Reproduce all the lines below exactly and omit the images.

** begin PROVIDED ENTRIES **

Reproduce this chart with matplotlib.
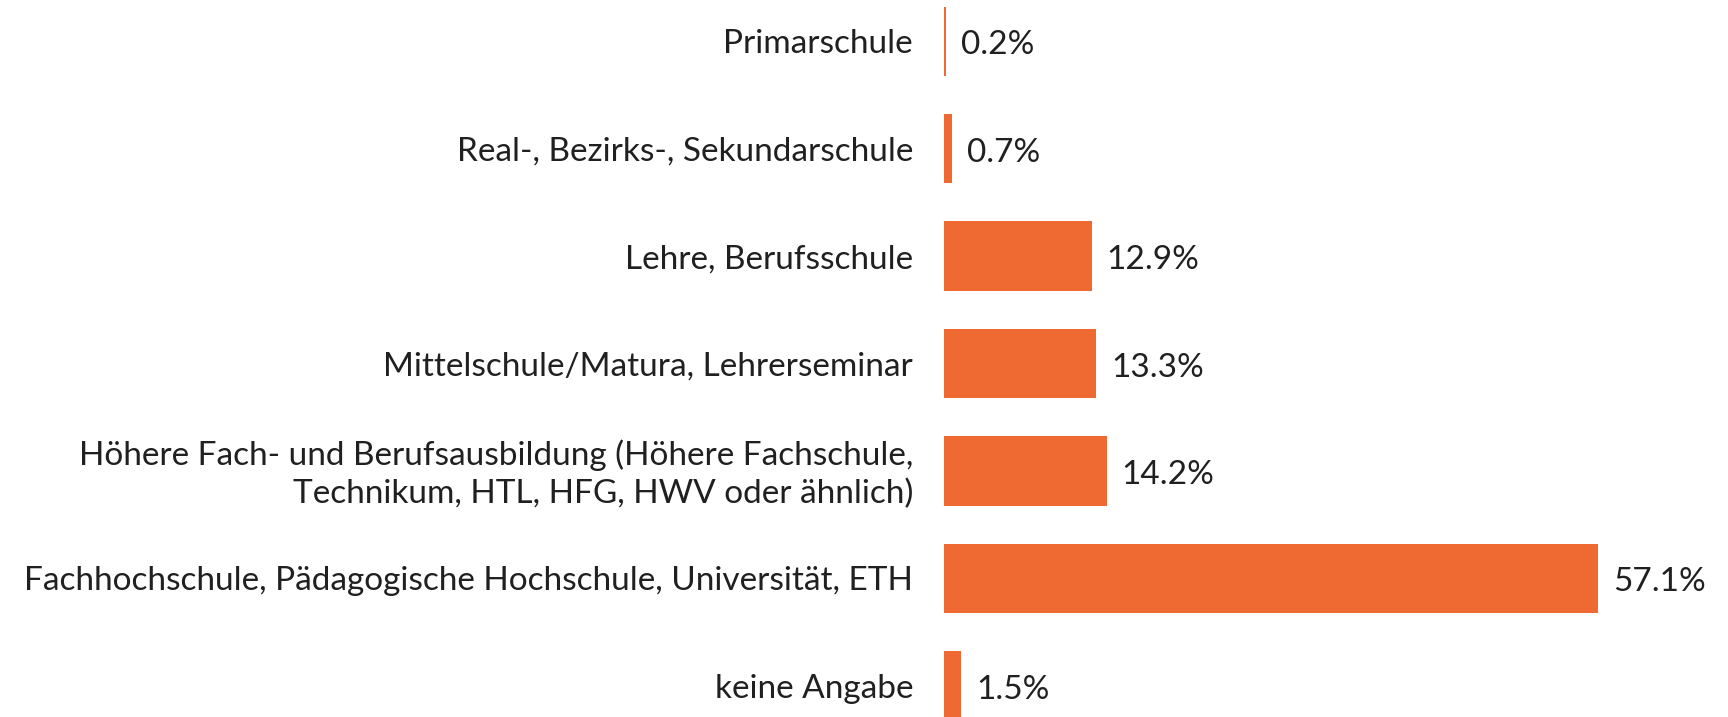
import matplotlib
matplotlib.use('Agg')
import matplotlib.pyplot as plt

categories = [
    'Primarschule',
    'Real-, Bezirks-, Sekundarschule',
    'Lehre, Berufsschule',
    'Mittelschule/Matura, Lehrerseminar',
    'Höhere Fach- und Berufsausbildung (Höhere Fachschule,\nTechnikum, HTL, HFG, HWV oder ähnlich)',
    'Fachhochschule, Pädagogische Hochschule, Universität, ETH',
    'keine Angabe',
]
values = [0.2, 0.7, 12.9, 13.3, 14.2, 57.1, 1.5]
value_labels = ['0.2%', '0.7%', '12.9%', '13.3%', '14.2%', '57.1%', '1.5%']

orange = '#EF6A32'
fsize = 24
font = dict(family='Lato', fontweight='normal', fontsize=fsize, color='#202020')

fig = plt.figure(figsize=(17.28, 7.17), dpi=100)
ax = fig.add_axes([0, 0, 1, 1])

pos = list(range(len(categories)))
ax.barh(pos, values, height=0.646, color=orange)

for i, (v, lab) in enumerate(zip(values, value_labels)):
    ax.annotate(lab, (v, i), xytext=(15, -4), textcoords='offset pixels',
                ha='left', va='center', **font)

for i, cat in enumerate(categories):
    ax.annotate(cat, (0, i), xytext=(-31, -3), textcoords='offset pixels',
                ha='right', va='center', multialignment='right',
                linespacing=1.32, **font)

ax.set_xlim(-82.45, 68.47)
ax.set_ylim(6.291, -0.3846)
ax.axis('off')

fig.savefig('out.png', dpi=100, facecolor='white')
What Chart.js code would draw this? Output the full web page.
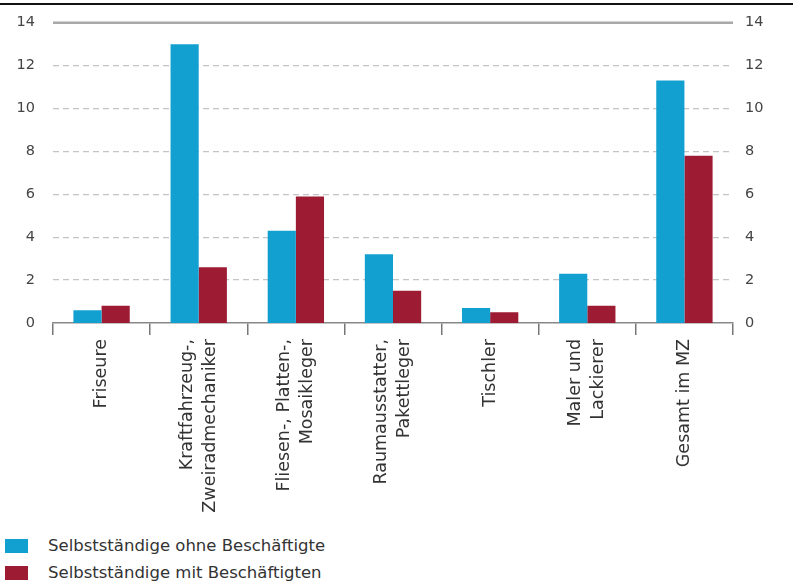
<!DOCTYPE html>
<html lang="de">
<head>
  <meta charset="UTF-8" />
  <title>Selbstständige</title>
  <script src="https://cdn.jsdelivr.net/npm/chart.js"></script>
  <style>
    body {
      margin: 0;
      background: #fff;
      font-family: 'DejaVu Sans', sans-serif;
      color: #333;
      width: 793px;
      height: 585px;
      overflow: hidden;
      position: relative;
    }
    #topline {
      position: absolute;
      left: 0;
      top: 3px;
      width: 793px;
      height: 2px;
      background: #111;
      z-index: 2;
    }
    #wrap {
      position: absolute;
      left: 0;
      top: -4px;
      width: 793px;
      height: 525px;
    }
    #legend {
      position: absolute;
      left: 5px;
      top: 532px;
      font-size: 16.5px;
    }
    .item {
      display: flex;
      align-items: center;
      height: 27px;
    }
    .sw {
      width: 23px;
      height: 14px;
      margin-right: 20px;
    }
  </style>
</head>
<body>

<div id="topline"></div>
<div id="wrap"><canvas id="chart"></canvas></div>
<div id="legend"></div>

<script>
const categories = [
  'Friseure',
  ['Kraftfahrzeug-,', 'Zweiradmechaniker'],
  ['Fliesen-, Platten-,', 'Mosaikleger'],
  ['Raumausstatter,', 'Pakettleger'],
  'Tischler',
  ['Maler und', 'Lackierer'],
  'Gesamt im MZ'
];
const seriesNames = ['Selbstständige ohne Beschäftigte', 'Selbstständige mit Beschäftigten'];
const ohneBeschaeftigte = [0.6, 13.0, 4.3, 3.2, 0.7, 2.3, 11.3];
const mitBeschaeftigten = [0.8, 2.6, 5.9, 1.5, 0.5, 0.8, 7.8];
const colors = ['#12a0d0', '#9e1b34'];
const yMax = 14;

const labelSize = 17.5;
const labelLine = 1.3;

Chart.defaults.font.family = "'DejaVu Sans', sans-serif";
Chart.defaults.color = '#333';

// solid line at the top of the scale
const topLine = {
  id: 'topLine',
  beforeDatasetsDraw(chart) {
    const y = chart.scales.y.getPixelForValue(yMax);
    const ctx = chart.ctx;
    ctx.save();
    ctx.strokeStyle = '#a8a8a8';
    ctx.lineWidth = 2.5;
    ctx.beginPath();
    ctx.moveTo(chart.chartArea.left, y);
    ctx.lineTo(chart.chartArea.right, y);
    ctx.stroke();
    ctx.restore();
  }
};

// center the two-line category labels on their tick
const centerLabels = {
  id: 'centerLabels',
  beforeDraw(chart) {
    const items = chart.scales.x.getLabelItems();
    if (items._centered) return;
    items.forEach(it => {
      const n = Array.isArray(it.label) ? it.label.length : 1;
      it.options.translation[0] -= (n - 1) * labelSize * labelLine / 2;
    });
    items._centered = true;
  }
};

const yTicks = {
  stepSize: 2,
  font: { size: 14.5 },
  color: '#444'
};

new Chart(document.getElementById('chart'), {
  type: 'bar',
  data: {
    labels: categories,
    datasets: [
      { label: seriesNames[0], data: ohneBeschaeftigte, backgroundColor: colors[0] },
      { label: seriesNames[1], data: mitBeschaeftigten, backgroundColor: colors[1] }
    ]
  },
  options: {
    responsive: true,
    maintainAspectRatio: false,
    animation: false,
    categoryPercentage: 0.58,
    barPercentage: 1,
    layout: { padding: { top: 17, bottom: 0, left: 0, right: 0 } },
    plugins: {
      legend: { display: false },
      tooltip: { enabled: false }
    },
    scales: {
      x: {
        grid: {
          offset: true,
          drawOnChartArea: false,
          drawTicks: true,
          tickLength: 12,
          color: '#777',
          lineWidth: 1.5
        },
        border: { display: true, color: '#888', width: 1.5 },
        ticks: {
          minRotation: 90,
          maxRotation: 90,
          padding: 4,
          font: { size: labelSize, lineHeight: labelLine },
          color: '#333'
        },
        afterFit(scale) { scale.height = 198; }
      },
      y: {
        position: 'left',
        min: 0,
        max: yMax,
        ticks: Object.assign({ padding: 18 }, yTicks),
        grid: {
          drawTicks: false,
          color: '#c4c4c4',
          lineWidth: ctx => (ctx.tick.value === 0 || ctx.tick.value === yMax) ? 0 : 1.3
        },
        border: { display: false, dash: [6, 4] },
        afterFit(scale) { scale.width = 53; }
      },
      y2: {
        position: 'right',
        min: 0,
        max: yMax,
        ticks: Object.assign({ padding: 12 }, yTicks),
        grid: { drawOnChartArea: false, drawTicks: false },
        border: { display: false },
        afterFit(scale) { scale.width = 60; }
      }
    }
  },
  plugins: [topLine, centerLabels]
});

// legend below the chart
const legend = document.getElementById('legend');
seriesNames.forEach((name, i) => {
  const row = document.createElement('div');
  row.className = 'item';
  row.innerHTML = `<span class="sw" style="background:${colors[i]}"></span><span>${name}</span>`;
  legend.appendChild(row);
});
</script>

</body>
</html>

** end PROVIDED ENTRIES **

**FULL RESPONSE**.
Reproduce this chart with matplotlib.
import matplotlib
matplotlib.use('Agg')
import matplotlib.pyplot as plt

categories = [
    'Primarschule',
    'Real-, Bezirks-, Sekundarschule',
    'Lehre, Berufsschule',
    'Mittelschule/Matura, Lehrerseminar',
    'Höhere Fach- und Berufsausbildung (Höhere Fachschule,\nTechnikum, HTL, HFG, HWV oder ähnlich)',
    'Fachhochschule, Pädagogische Hochschule, Universität, ETH',
    'keine Angabe',
]
values = [0.2, 0.7, 12.9, 13.3, 14.2, 57.1, 1.5]
value_labels = ['0.2%', '0.7%', '12.9%', '13.3%', '14.2%', '57.1%', '1.5%']

orange = '#EF6A32'
fsize = 24
font = dict(family='Lato', fontweight='normal', fontsize=fsize, color='#202020')

fig = plt.figure(figsize=(17.28, 7.17), dpi=100)
ax = fig.add_axes([0, 0, 1, 1])

pos = list(range(len(categories)))
ax.barh(pos, values, height=0.646, color=orange)

for i, (v, lab) in enumerate(zip(values, value_labels)):
    ax.annotate(lab, (v, i), xytext=(15, -4), textcoords='offset pixels',
                ha='left', va='center', **font)

for i, cat in enumerate(categories):
    ax.annotate(cat, (0, i), xytext=(-31, -3), textcoords='offset pixels',
                ha='right', va='center', multialignment='right',
                linespacing=1.32, **font)

ax.set_xlim(-82.45, 68.47)
ax.set_ylim(6.291, -0.3846)
ax.axis('off')

fig.savefig('out.png', dpi=100, facecolor='white')
What Chart.js code would draw this? Output the full web page.
<!DOCTYPE html>
<html lang="de">
<head>
  <meta charset="UTF-8" />
  <title>Selbstständige</title>
  <script src="https://cdn.jsdelivr.net/npm/chart.js"></script>
  <style>
    body {
      margin: 0;
      background: #fff;
      font-family: 'DejaVu Sans', sans-serif;
      color: #333;
      width: 793px;
      height: 585px;
      overflow: hidden;
      position: relative;
    }
    #topline {
      position: absolute;
      left: 0;
      top: 3px;
      width: 793px;
      height: 2px;
      background: #111;
      z-index: 2;
    }
    #wrap {
      position: absolute;
      left: 0;
      top: -4px;
      width: 793px;
      height: 525px;
    }
    #legend {
      position: absolute;
      left: 5px;
      top: 532px;
      font-size: 16.5px;
    }
    .item {
      display: flex;
      align-items: center;
      height: 27px;
    }
    .sw {
      width: 23px;
      height: 14px;
      margin-right: 20px;
    }
  </style>
</head>
<body>

<div id="topline"></div>
<div id="wrap"><canvas id="chart"></canvas></div>
<div id="legend"></div>

<script>
const categories = [
  'Friseure',
  ['Kraftfahrzeug-,', 'Zweiradmechaniker'],
  ['Fliesen-, Platten-,', 'Mosaikleger'],
  ['Raumausstatter,', 'Pakettleger'],
  'Tischler',
  ['Maler und', 'Lackierer'],
  'Gesamt im MZ'
];
const seriesNames = ['Selbstständige ohne Beschäftigte', 'Selbstständige mit Beschäftigten'];
const ohneBeschaeftigte = [0.6, 13.0, 4.3, 3.2, 0.7, 2.3, 11.3];
const mitBeschaeftigten = [0.8, 2.6, 5.9, 1.5, 0.5, 0.8, 7.8];
const colors = ['#12a0d0', '#9e1b34'];
const yMax = 14;

const labelSize = 17.5;
const labelLine = 1.3;

Chart.defaults.font.family = "'DejaVu Sans', sans-serif";
Chart.defaults.color = '#333';

// solid line at the top of the scale
const topLine = {
  id: 'topLine',
  beforeDatasetsDraw(chart) {
    const y = chart.scales.y.getPixelForValue(yMax);
    const ctx = chart.ctx;
    ctx.save();
    ctx.strokeStyle = '#a8a8a8';
    ctx.lineWidth = 2.5;
    ctx.beginPath();
    ctx.moveTo(chart.chartArea.left, y);
    ctx.lineTo(chart.chartArea.right, y);
    ctx.stroke();
    ctx.restore();
  }
};

// center the two-line category labels on their tick
const centerLabels = {
  id: 'centerLabels',
  beforeDraw(chart) {
    const items = chart.scales.x.getLabelItems();
    if (items._centered) return;
    items.forEach(it => {
      const n = Array.isArray(it.label) ? it.label.length : 1;
      it.options.translation[0] -= (n - 1) * labelSize * labelLine / 2;
    });
    items._centered = true;
  }
};

const yTicks = {
  stepSize: 2,
  font: { size: 14.5 },
  color: '#444'
};

new Chart(document.getElementById('chart'), {
  type: 'bar',
  data: {
    labels: categories,
    datasets: [
      { label: seriesNames[0], data: ohneBeschaeftigte, backgroundColor: colors[0] },
      { label: seriesNames[1], data: mitBeschaeftigten, backgroundColor: colors[1] }
    ]
  },
  options: {
    responsive: true,
    maintainAspectRatio: false,
    animation: false,
    categoryPercentage: 0.58,
    barPercentage: 1,
    layout: { padding: { top: 17, bottom: 0, left: 0, right: 0 } },
    plugins: {
      legend: { display: false },
      tooltip: { enabled: false }
    },
    scales: {
      x: {
        grid: {
          offset: true,
          drawOnChartArea: false,
          drawTicks: true,
          tickLength: 12,
          color: '#777',
          lineWidth: 1.5
        },
        border: { display: true, color: '#888', width: 1.5 },
        ticks: {
          minRotation: 90,
          maxRotation: 90,
          padding: 4,
          font: { size: labelSize, lineHeight: labelLine },
          color: '#333'
        },
        afterFit(scale) { scale.height = 198; }
      },
      y: {
        position: 'left',
        min: 0,
        max: yMax,
        ticks: Object.assign({ padding: 18 }, yTicks),
        grid: {
          drawTicks: false,
          color: '#c4c4c4',
          lineWidth: ctx => (ctx.tick.value === 0 || ctx.tick.value === yMax) ? 0 : 1.3
        },
        border: { display: false, dash: [6, 4] },
        afterFit(scale) { scale.width = 53; }
      },
      y2: {
        position: 'right',
        min: 0,
        max: yMax,
        ticks: Object.assign({ padding: 12 }, yTicks),
        grid: { drawOnChartArea: false, drawTicks: false },
        border: { display: false },
        afterFit(scale) { scale.width = 60; }
      }
    }
  },
  plugins: [topLine, centerLabels]
});

// legend below the chart
const legend = document.getElementById('legend');
seriesNames.forEach((name, i) => {
  const row = document.createElement('div');
  row.className = 'item';
  row.innerHTML = `<span class="sw" style="background:${colors[i]}"></span><span>${name}</span>`;
  legend.appendChild(row);
});
</script>

</body>
</html>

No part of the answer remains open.